I was fascinated by Mr. Gossett's discussion of period versus modern instruments. When I think of period instruments, I think 18th century and earlier. But developments and advances in instrument building have always been going on, and the tone and capabilities, particularly of brass and winds, have changed considerably since the 19th century.
Mr. Gossett also addresses the issues of transposition, and how transposing one aria up or down to meet the needs/limitations of a particular singer can affect the surrounding music. In order to illustrate varieties in ornamentation, changes music to accommodate new text, or changes in instrumentation, Mr. Gossett includes many musical examples, which I found a little difficult, reading on an older Kindle. An analog book might be the better way to go here, unless you have a Kindle Fire, or are reading on a PC.
If your interests lean more towards the how than the why, Mr. Gossett shares a lot of backstage tidbits, too. He has worked closely with the great, and not so great, musicians of the 20th and 21st century to create and recreate opera performances that are as close to authentic as we can get. He names names—the good, the bad, and the unlistenable—but he never really comes across as bitchy or unkind.
Mr. Gossett writes about working with other scholars, conductors, singers and directors. All of his backstage stories are in the context of creating the best performance possible. In the final chapters, he relates the productions of Verdi's Gustavo III, a "hypothetical reconstruction" of the original original version of Un ballo in maschera, and Rossini's Il viaggio a Reims, both in Scandinavia.
Philip Gossett is an opera fan, a musician, a scholar, and the world's leading authority on the performance of Italian opera. The only downside to this volume is the scholarly part may not be of great interest to the diva-followers, while the diva section may seem tedious to the scholarship fans.
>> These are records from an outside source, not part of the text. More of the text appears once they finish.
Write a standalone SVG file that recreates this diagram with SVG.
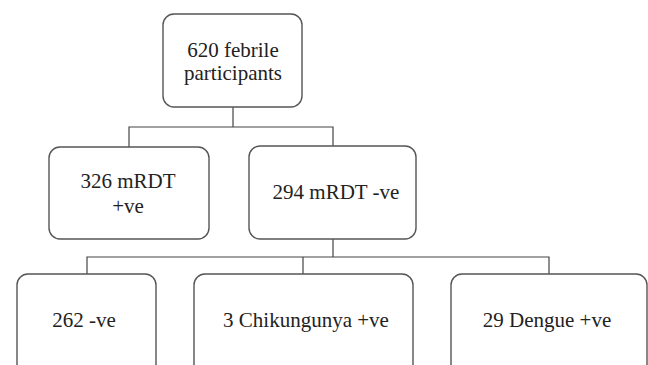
<svg xmlns="http://www.w3.org/2000/svg" width="648" height="365" viewBox="0 0 648 365">
<style>
.box{fill:#fff;stroke:#555;stroke-width:1.4}
.t{font-size:21px;fill:#222;text-anchor:middle}
.c{fill:none;stroke:#444;stroke-width:1.2}
</style>
<rect width="648" height="365" fill="#fff"/>
<g id="connectors">
<path class="c" d="M233 107V127M129 147V127H333V146"/>
<path class="c" d="M333 239V257M87 274V257H549V274M303 257V274"/>
</g>
<g font-family="Liberation Serif, DejaVu Serif, serif">
<g id="n0"><rect class="box" x="163" y="14" width="139" height="93" rx="11"/>
<text class="t" x="233" y="57">620 febrile</text><text class="t" x="233" y="80">participants</text></g>
<g id="n1"><rect class="box" x="49" y="147" width="160" height="92" rx="11"/>
<text class="t" x="128" y="188">326 mRDT</text><text class="t" x="128" y="213">+ve</text></g>
<g id="n2"><rect class="box" x="249" y="146" width="167" height="93" rx="11"/>
<text class="t" x="336" y="199">294 mRDT -ve</text></g>
<g id="n3"><rect class="box" x="17" y="274" width="139" height="110" rx="11"/>
<text class="t" x="84" y="327">262 -ve</text></g>
<g id="n4"><rect class="box" x="194" y="274" width="219" height="110" rx="11"/>
<text class="t" x="306" y="327">3 Chikungunya +ve</text></g>
<g id="n5"><rect class="box" x="451" y="274" width="196" height="110" rx="11"/>
<text class="t" x="547" y="327">29 Dengue +ve</text></g>
</g>
</svg>
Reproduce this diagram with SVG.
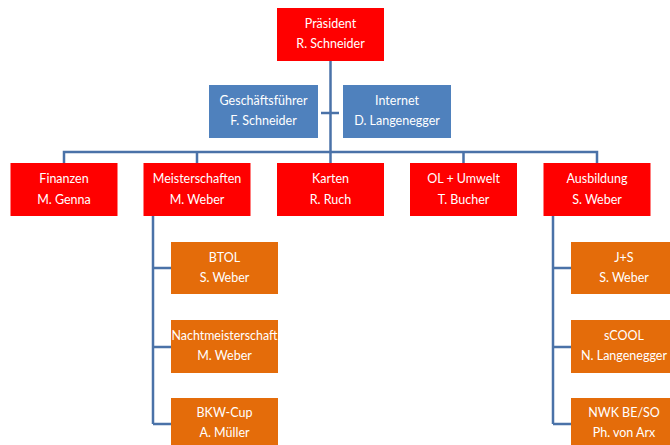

There may be a few sections you feel the need to skim through (some analysis gets pretty technical), but overall it’s a fascinating read, and it rewards re-reading, too.
Most enthusiastically recommended!
There are very elegantly printed musical examples as well as the odd juicy snide comment about singers whose attitude to performing these works is less than thorough. Sometimes the detail is daunting and perhaps a little dry but you could pick and choose your chapters if this is worrying you.
How reassuring that books like this are still being written when the Music section of Borders is filled with biographies of such musical heavyweights as Sting and Bono.